Escribe: Gonzalo Civila | Secretario Gral. del PS
El título de esta columna tiene la doble y curiosa cualidad de ser raro y archiconocido, como todo lo que viene de lejos pero sigue siendo nuevo, como todo lo que “desde el fondo del tiempo (trae) otro tiempo”. El concepto lo podemos encontrar de distintas formas – más o menos explícitas- en el campo de la historia, de la filosofía, del arte, de la teoría política, de la psicología, de la pedagogía y de la teología. El enunciado paradojal que encabeza este texto tiene reminiscencias cristianas y marxistas, lo ubicamos en Pablo de Tarso, en Karl Marx y hasta en Vivian Trías que cierra con el siguiente párrafo su obra “La crisis del imperio”: “En circunstancias tan grávidas de cambios, no se debe olvidar la lúcida enseñanza de Carlos Marx acerca de que las grandes transformaciones sociales ocurren más que por la debilidad de los fuertes, por la fortaleza de los débiles. Y los débiles no son minorías audaces y heroicas, sino las masas populares explotadas y humilladas; desposeídas de su pan, de su dignidad y de su patria”.
Esta idea se da de bruces con el imaginario hegemónico sobre el poder pero además interpela todas nuestras cómodas, burguesas, patriarcales y mediocres aspiraciones de estabilidad y orden.

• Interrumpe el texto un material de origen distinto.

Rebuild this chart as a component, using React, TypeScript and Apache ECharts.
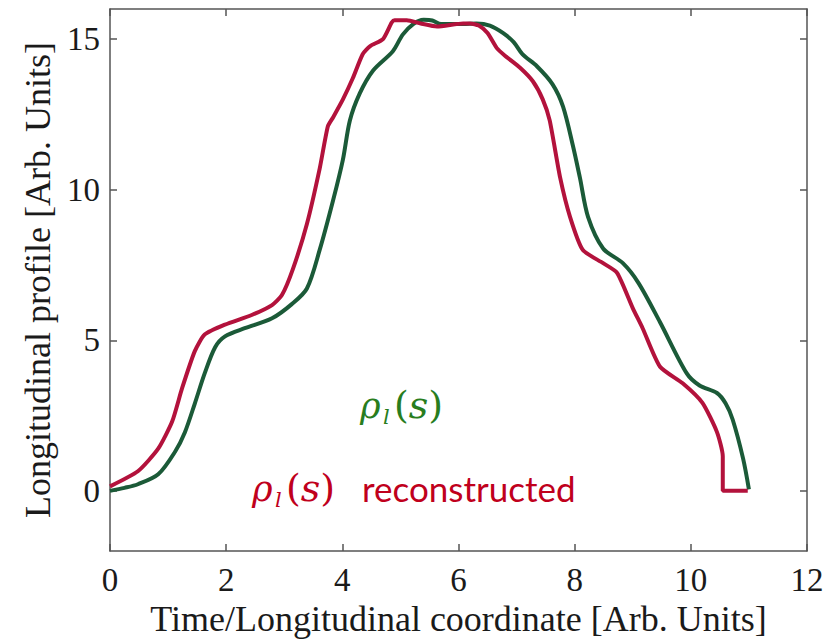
import React, { useEffect, useRef } from "react";
import * as echarts from "echarts";

const xTickValues = [0, 2, 4, 6, 8, 10, 12];
const yTickValues = [0, 5, 10, 15];

const originalX = [0, 0.25, 0.48, 0.83, 1.12, 1.29, 1.46, 1.63, 1.81, 1.98, 2.32, 2.79, 3.13, 3.39, 3.61, 3.84, 4.01, 4.13, 4.3, 4.53, 4.87, 5.04, 5.22, 5.4, 5.55, 5.7, 6.08, 6.31, 6.54, 6.77, 6.95, 7.1, 7.35, 7.62, 7.8, 7.97, 8.09, 8.23, 8.49, 8.83, 9.1, 9.47, 9.93, 10.15, 10.45, 10.6, 10.72, 10.9, 11.0];
const originalY = [0, 0.1, 0.22, 0.55, 1.3, 1.95, 2.9, 3.9, 4.77, 5.13, 5.4, 5.73, 6.2, 6.72, 8.0, 9.64, 11.0, 12.3, 13.2, 13.96, 14.6, 15.15, 15.5, 15.64, 15.62, 15.5, 15.5, 15.52, 15.45, 15.2, 14.9, 14.5, 14.1, 13.5, 12.76, 11.46, 10.4, 9.1, 8.05, 7.56, 6.9, 5.6, 3.9, 3.5, 3.25, 2.9, 2.37, 1.07, 0.05];

const reconstructedX = [0, 0.48, 0.83, 1.07, 1.24, 1.46, 1.63, 1.98, 2.44, 2.79, 2.96, 3.15, 3.39, 3.61, 3.75, 3.84, 4.01, 4.18, 4.35, 4.48, 4.7, 4.85, 4.9, 5.11, 5.35, 5.63, 6.08, 6.2, 6.35, 6.5, 6.66, 6.8, 7.06, 7.28, 7.45, 7.57, 7.75, 7.92, 8.14, 8.49, 8.73, 9.0, 9.17, 9.47, 9.86, 10.2, 10.45, 10.55, 10.55, 10.98];
const reconstructedY = [0.15, 0.65, 1.4, 2.3, 3.4, 4.64, 5.19, 5.52, 5.84, 6.17, 6.5, 7.37, 8.86, 10.7, 12.1, 12.4, 13.0, 13.7, 14.5, 14.77, 15.0, 15.55, 15.63, 15.63, 15.52, 15.42, 15.52, 15.52, 15.45, 15.2, 14.7, 14.45, 14.05, 13.6, 13.0, 12.3, 10.4, 9.1, 8.0, 7.56, 7.24, 6.07, 5.4, 4.12, 3.57, 2.92, 1.95, 1.15, 0, 0];

const GREEN_LINE = "#1b5a38";
const RED_LINE = "#b3123c";
const GREEN_TEXT = "#287d1e";
const RED_TEXT = "#c0001c";
const AXIS = "#555555";
const SERIF = "'Liberation Serif', 'Times New Roman', serif";
const MATH = "'DejaVu Serif', serif";

function zip(xs: number[], ys: number[]) {
  return xs.map((x, i) => [x, ys[i]]);
}

function mathLabel(x0: number, baseline: number, color: string, fs: number) {
  const c = baseline - 0.36 * fs;
  const subFs = 21;
  const pfs = fs + 3;
  return [
    {
      type: "text", x: x0, y: c,
      style: { text: "ρ", font: `italic ${fs}px ${MATH}`, fill: color, verticalAlign: "middle", align: "left" },
    },
    {
      type: "text", x: x0 + 23, y: baseline + 6 - 0.36 * subFs,
      style: { text: "l", font: `italic ${subFs}px ${MATH}`, fill: color, verticalAlign: "middle", align: "left" },
    },
    {
      type: "text", x: x0 + 34, y: baseline - 0.36 * pfs,
      style: {
        text: "{p|(}{i|s}{p|)}", fill: color, verticalAlign: "middle", align: "left",
        rich: {
          p: { font: `${pfs}px ${MATH}`, fill: color },
          i: { font: `italic ${pfs}px ${MATH}`, fill: color },
        },
      },
    },
  ];
}

export default function App() {
  const ref = useRef<HTMLDivElement>(null);
  useEffect(() => {
    if (!ref.current) return;
    const chart = echarts.init(ref.current, null, { renderer: "svg" });
    const tickStyle = { show: true, inside: true, length: 7, lineStyle: { color: AXIS, width: 1.5 } };
    const lineStyleAxis = { show: true, onZero: false, lineStyle: { color: AXIS, width: 1.5 } };
    const labelStyle = { fontFamily: SERIF, fontSize: 33, color: "#1a1a1a" };
    chart.setOption({
      animation: false,
      backgroundColor: "#ffffff",
      grid: { left: 110, right: 28, top: 9, bottom: 79, containLabel: false },
      xAxis: [
        {
          type: "value", min: 0, max: 12, interval: 2, position: "bottom",
          axisLine: lineStyleAxis, axisTick: tickStyle,
          axisLabel: { ...labelStyle, margin: 12, customValues: xTickValues },
          splitLine: { show: false },
          name: "Time/Longitudinal coordinate [Arb. Units]", nameLocation: "middle", nameGap: 38,
          nameTextStyle: { fontFamily: SERIF, fontSize: 36, color: "#1a1a1a" },
        },
        {
          type: "value", min: 0, max: 12, interval: 2, position: "top",
          axisLine: lineStyleAxis, axisTick: tickStyle, axisLabel: { show: false }, splitLine: { show: false },
        },
      ],
      yAxis: [
        {
          type: "value", min: -2, max: 16, position: "left",
          axisLine: lineStyleAxis,
          axisTick: { ...tickStyle, customValues: yTickValues },
          axisLabel: { ...labelStyle, margin: 10, customValues: yTickValues },
          splitLine: { show: false },
          name: "Longitudinal profile [Arb. Units]", nameLocation: "middle", nameGap: 54, nameRotate: 90,
          nameTextStyle: { fontFamily: SERIF, fontSize: 36, color: "#1a1a1a" },
        },
        {
          type: "value", min: -2, max: 16, position: "right",
          axisLine: lineStyleAxis,
          axisTick: { ...tickStyle, customValues: yTickValues },
          axisLabel: { show: false }, splitLine: { show: false },
        },
      ],
      series: [
        {
          type: "line", name: "original", data: zip(originalX, originalY), showSymbol: false,
          lineStyle: { color: GREEN_LINE, width: 4 }, itemStyle: { color: GREEN_LINE }, smooth: 0.3,
        },
        {
          type: "line", name: "reconstructed", data: zip(reconstructedX, reconstructedY), showSymbol: false,
          lineStyle: { color: RED_LINE, width: 4 }, itemStyle: { color: RED_LINE }, smooth: 0.2,
        },
      ],
      graphic: [
        ...mathLabel(360, 419, GREEN_TEXT, 35),
        ...mathLabel(252, 502, RED_TEXT, 35),
        {
          type: "text", x: 362, y: 502 - 0.387 * 35,
          style: { text: "reconstructed", font: `35px Lato, 'Open Sans', sans-serif`, fill: RED_TEXT, verticalAlign: "middle", align: "left" },
        },
      ],
    });
    return () => chart.dispose();
  }, []);
  return <div ref={ref} style={{ position: "absolute", left: 0, top: 0, width: 835, height: 642 }} />;
}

¿Cómo le vamos a pedir a los satisfechos, a los que nunca se sienten débiles, a los adaptados, a los moderados, a los calculadores que se especializan en decir “hasta acá”, a los que creen no necesitar de nada ni de nadie por fuera de sus muros, que quieran cambiar algo? ¿Cómo vamos a esperar que estructuras rígidas, acabadas y seguras de sí mismas den respuestas nuevas a una crisis que les pasa a la vez por arriba y por el costado? ¿Cómo podemos pretender que un poder, cualquiera sea, que presume de su fortaleza, de su capacidad de combate y de su seguridad, se revise a sí mismo por propia iniciativa? ¿Si estás “completo” para qué cambiar?
Las grandes transformaciones son hijas de la insatisfacción y del desorden. Y del amor que no se estanca. Y de los sueños de libertad, que tampoco se caracterizan por una lógica de puro realismo. Hay que experimentarse débil para sentir el aguijón, y para animarse.
Hoy en Uruguay las ollas gritan. Gritan porque denuncian con su sola existencia que la desigualdad es demasiado grande, gritan porque se juntan y entonces su voz se escucha en la esfera pública. Cuando las ollas se agrupan ya no son otros los que hablan por ellas, cuando los barrios se organizan ya no se contentan con una ayuda externa de los satisfechos que cada tanto abren la ventana para no asfixiarse, ni siquiera se bastan con la solidaridad delos buenos de toda condición. Cuando las ollas y los barrios se agrupan, con sus contradicciones y sin romanticismos, son un actor con voz propia. Y esto le molesta mucho al poder. Al de los ricos y al de los tecnócratas de todo tipo y color. Por eso se fastidian, las miran con lupa, las desprestigian, las quieren dividir o someter. Y si es posible usarlas para tapar sus propias inmundicias.
Sabemos que los cambios verdaderos no van a nacer de la debilidad de los fuertes, sino de la autogestión y la lucha de las y los débiles haciendo de su debilidad fortaleza. Podemos sospechar que eso está pasando cuando los fuertes – incómodos y cuestionados – reaccionan con inusitada violencia. La política de la dignidad va a parir otro tiempo.